Touching the Sky

It was a Mary Poppins kind of windy day. The wind wrestled with me and my umbrella and tossed down a carpet of leaves on our road. When we saw our neighbors headed to the nearby grassy field with their kite, we were inspired to follow with ours.

Kite-flying was new to me and I assumed that, just like in Mary Poppins, you toss the kite into the air and it soars. Haha! In the midst of tangled string and ribbons, I realized that kite-flying is a negotiating process with the wind. You let your kite go once the wind agrees to play and then you are continuously steering by winding and unwinding the string until it soars.

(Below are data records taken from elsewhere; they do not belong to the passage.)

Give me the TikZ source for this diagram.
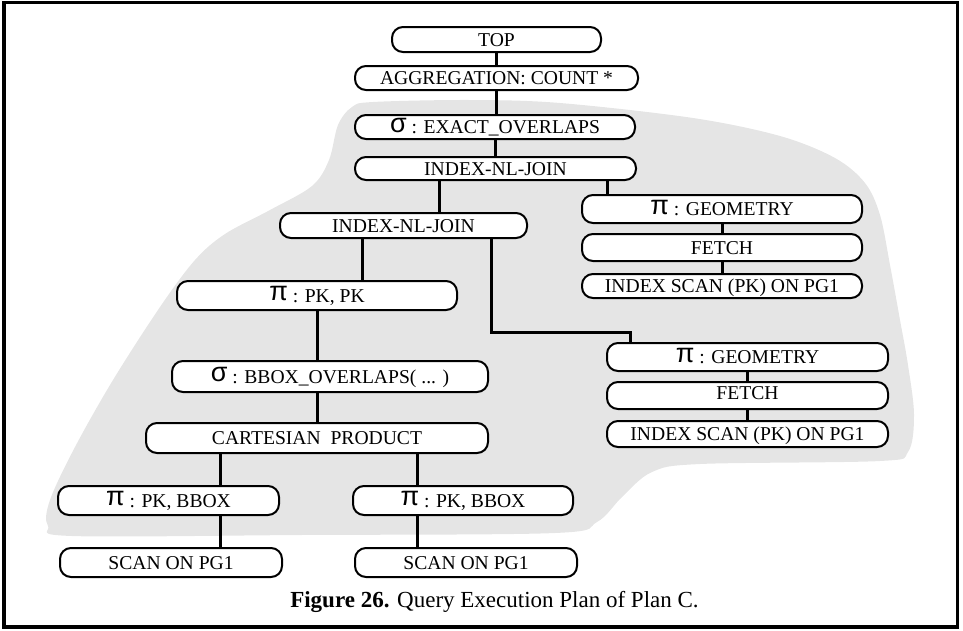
\documentclass[tikz,border=0pt]{standalone}
\usepackage{fontspec}
\setmainfont{Liberation Serif}
\newfontfamily\greekfont{Liberation Sans}
\newcommand{\gpi}{{\greekfont\fontsize{27}{27}\selectfont\raisebox{1.5pt}{π}}}
\newcommand{\gsigma}{{\greekfont\fontsize{27}{27}\selectfont\raisebox{1.5pt}{σ}}}
\begin{document}
\begin{tikzpicture}[x=1pt,y=-1pt,
  opbox/.style={draw, line width=2pt, fill=white, rounded corners=11pt,
    inner sep=0pt, text height=13pt, text depth=0pt,
    font=\fontsize{19.6}{19.6}\selectfont},
  link/.style={line width=3pt},
  outerframe/.style={line width=3.5pt},
  region/.style={fill=black!10}]
\useasboundingbox (0,0) rectangle (963,630);

% shaded region of the plan
\fill[region] plot[smooth cycle, tension=0.55] coordinates {
  (373,102) (470,100) (560,103) (693,118) (780,136) (835,158) (865,183)
  (880,215) (890,265) (900,320) (908,365) (914,415) (908,452) (880,461)
  (700,464) (652,472) (622,497) (597,522) (555,533) (300,535) (72,536)
  (48,526) (50,500) (75,447) (113,380) (160,307) (195,260) (225,234)
  (270,210) (312,186) (329,160) (338,125) (352,107)};

% operators
\node[opbox, minimum width=209pt, minimum height=25pt] (top)    at (496.5,39.5) {TOP};
\node[opbox, minimum width=283pt, minimum height=24pt] (agg)    at (496.5,78)   {AGGREGATION: COUNT *};
\node[opbox, minimum width=280pt, minimum height=24pt] (sige)   at (495,127)    {\gsigma\ : EXACT\_OVERLAPS};
\node[opbox, minimum width=281pt, minimum height=23pt] (inlj)   at (495.5,168.5){INDEX-NL-JOIN};
\node[opbox, minimum width=247pt, minimum height=25pt] (inljb)  at (403.5,225.5){INDEX-NL-JOIN};

\node[opbox, minimum width=280pt, minimum height=28pt] (pigA)   at (722,209)    {\gpi\ : GEOMETRY};
\node[opbox, minimum width=280pt, minimum height=27pt] (fetchA) at (722,247.5)  {FETCH};
\node[opbox, minimum width=280pt, minimum height=24pt] (isA)    at (722,286)    {INDEX SCAN (PK) ON PG1};

\node[opbox, minimum width=281pt, minimum height=28pt] (pigB)   at (747.5,357)  {\gpi\ : GEOMETRY};
\node[opbox, minimum width=281pt, minimum height=27pt, text depth=6pt] (fetchB) at (747.5,395.5){FETCH};
\node[opbox, minimum width=281pt, minimum height=26pt] (isB)    at (747.5,434)  {INDEX SCAN (PK) ON PG1};

\node[opbox, minimum width=280pt, minimum height=29pt] (pipk)   at (317,295.5)  {\gpi\ : PK, PK};
\node[opbox, minimum width=316pt, minimum height=31pt] (sigb)   at (330,376.5)  {\gsigma\ : BBOX\_OVERLAPS( ... )};
\node[opbox, minimum width=342pt, minimum height=30pt] (cart)   at (317,438)    {CARTESIAN~~PRODUCT};
\node[opbox, minimum width=221pt, minimum height=29pt] (pibL)   at (168.5,500.5){\gpi\ : PK, BBOX};
\node[opbox, minimum width=220pt, minimum height=29pt] (pibR)   at (463,500.5)  {\gpi\ : PK, BBOX};
\node[opbox, minimum width=222pt, minimum height=29pt] (scanL)  at (171,562.5)  {SCAN ON PG1};
\node[opbox, minimum width=222pt, minimum height=29pt] (scanR)  at (466,562.5)  {SCAN ON PG1};

% connector columns and elbow
\coordinate (colA) at (439,0);
\coordinate (colB) at (607.5,0);
\coordinate (colC) at (362,0);
\coordinate (colD) at (491,0);
\coordinate (elbow) at (630,332);
\coordinate (colL) at (220,0);
\coordinate (colR) at (417,0);

% connectors
\draw[link] (top.south) -- (top.south |- agg.north);
\draw[link] (agg.south) -- (agg.south |- sige.north);
\draw[link] (sige.south) -- (sige.south |- inlj.north);
\draw[link] (inlj.south -| colA) -- (inljb.north -| colA);
\draw[link] (inlj.south -| colB) -- (pigA.north -| colB);
\draw[link] (pigA.south) -- (fetchA.north);
\draw[link] (fetchA.south) -- (isA.north);
\draw[link] (inljb.south -| colC) -- (pipk.north -| colC);
\draw[link] (inljb.south -| colD) |- (elbow) -- (elbow |- pigB.north);
\draw[link] (pigB.south) -- (fetchB.north);
\draw[link] (fetchB.south) -- (isB.north);
\draw[link] (pipk.south) -- (pipk.south |- sigb.north);
\draw[link] (pipk.south |- sigb.south) -- (pipk.south |- cart.north);
\draw[link] (cart.south -| colL) -- (pibL.north -| colL);
\draw[link] (cart.south -| colR) -- (pibR.north -| colR);
\draw[link] (pibL.south -| colL) -- (scanL.north -| colL);
\draw[link] (pibR.south -| colR) -- (scanR.north -| colR);

% caption and frame
\node[anchor=base, font=\fontsize{23}{23}\selectfont] (caption) at (494.5,607)
  {\textbf{Figure 26.} Query Execution Plan of Plan C.};
\draw[outerframe] (4,2.5) rectangle (957.5,627);
\end{tikzpicture}
\end{document}
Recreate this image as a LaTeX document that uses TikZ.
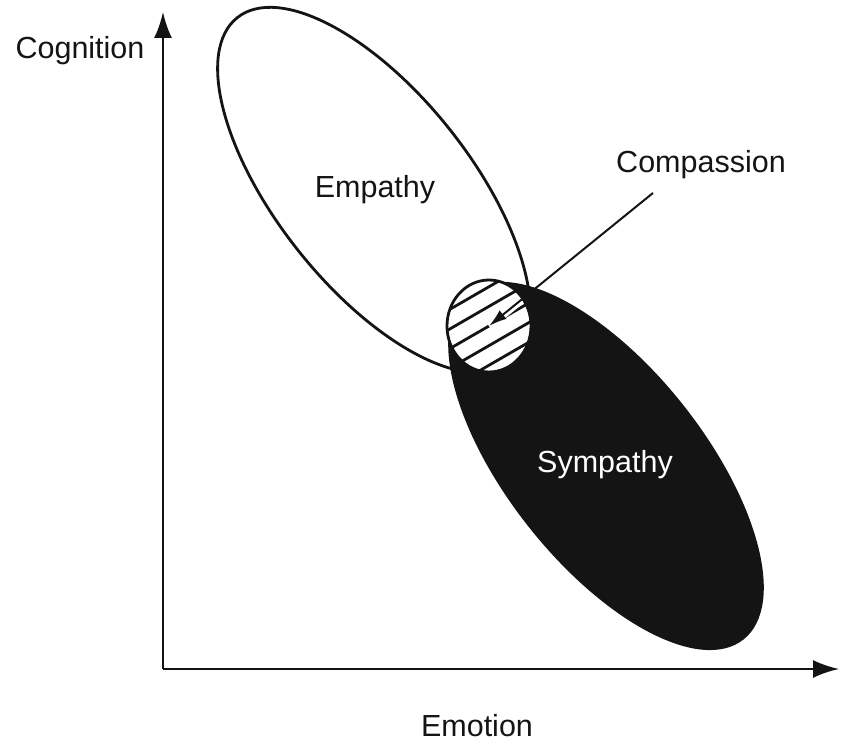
\documentclass[tikz,border=0pt]{standalone}
\usepackage{fontspec}
\setmainfont{Liberation Sans}
\usepackage{tikz}
\usetikzlibrary{positioning,arrows.meta,shapes.geometric}
\definecolor{ink}{HTML}{141414}
\tikzset{
  axis/.style={draw=ink,line width=2.4pt,-{Latex[length=26pt,width=18pt]}},
  blob/.style={ellipse,draw=ink,line width=2.8pt,minimum width=440pt,minimum height=194pt,inner sep=0pt,rotate=-51.6},
  ring/.style={ellipse,draw=ink,line width=2.8pt,fill=white,minimum width=84pt,minimum height=92pt,inner sep=0pt},
  hatch/.style={draw=ink,line width=2.8pt},
  pointer/.style={draw=ink,line width=2pt,-{Latex[length=18pt,width=11pt]}},
  lbl/.style={font=\fontsize{30.5}{34}\selectfont,text=ink}}

\begin{document}
\begin{tikzpicture}[x=1pt,y=1pt]
\useasboundingbox (0,0) rectangle (841,743);
% axes
\coordinate (origin) at (163,74);
\coordinate (ytip) at (163,731);
\coordinate (xtip) at (839,74);
\draw[axis] (origin) -- (ytip);
\draw[axis] (origin) -- (xtip);
\node[lbl] (cognition) at (80,692) {Cognition};
\node[lbl] (emotion) at (477,17) {Emotion};
% the two ovals
\node[blob,fill=white] (empathy) at (374,553) {};
\node[blob,fill=ink] (sympathy) at (606,277) {};
\node[lbl] (emplbl) at (375,553) {Empathy};
\node[lbl,text=white] (symlbl) at (605,278) {Sympathy};
% overlap, hatched
\coordinate (cstart) at (653,550);
\node[ring,path picture={
    \foreach \k in {-3,...,3}
      \draw[hatch] ([shift={({-8.5*\k-60.6},{14.72*\k-35})}]path picture bounding box.center)
        -- ([shift={({-8.5*\k+60.6},{14.72*\k+35})}]path picture bounding box.center);
    \draw[white,line width=8pt] (cstart) -- (path picture bounding box.center);
  }] (compassion) at (489,417) {};
\node[lbl] (comlbl) at (701,578) {Compassion};
\draw[pointer] (cstart) -- (compassion.center);
\end{tikzpicture}
\end{document}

Just before we had to go in to tend to hungry bellies, we got our kite to soar. Wow! What a thrill! I really felt like I was touching the sky as I guided from earth something in the air. Gazing at that butterfly kite soaring above my head, I recalled an earlier discussion I had had with my husband. We noted the instant age we live in and how it influences our reasoning. We try something and if there isn’t an immediate result we try something else and so on and so forth.

I’ve noticed this tendency in my parenting: I try a new method or strategy and if I don’t immediately get the response I want, I go back to the books and try a new strategy. I’ve noticed this in how I relate to my own person: if I have a breakthrough in understanding a tendency in my character I assume I’ll immediately improve and never have to deal with that issue again; but if I repeat old habits I get frustrated and am quick to throw in the towel. Ha! I even found myself checking to see if our seeds had sprouted 3 days after we had planted them.

Before the microwave era, humans knew that life takes time. Farmers rolled with the seasons; hunters took days to track their prey; mothers made clothes by hand, washed them by hand, and made all their food from scratch. Instant wasn’t an option. Now? Now it feels like if it’s not instant then something is wrong. But I’m trying to shift my perspective these days.

There are times when I discipline calmly; the children all get along; memory verses are shared and songs are sung; we have the perfect balance of work and play. And then there are times when I’m impatient; there’s continual bickering; we can’t stay on track if it’s the last thing we do and no one wants to sit still for Bible time or meals. Does one type of day negate the other? No, both are real and both will be repeated. We must persevere because that’s how life is truly experienced. You see, there are times when the string is all tangled and there are times when you touch the sky.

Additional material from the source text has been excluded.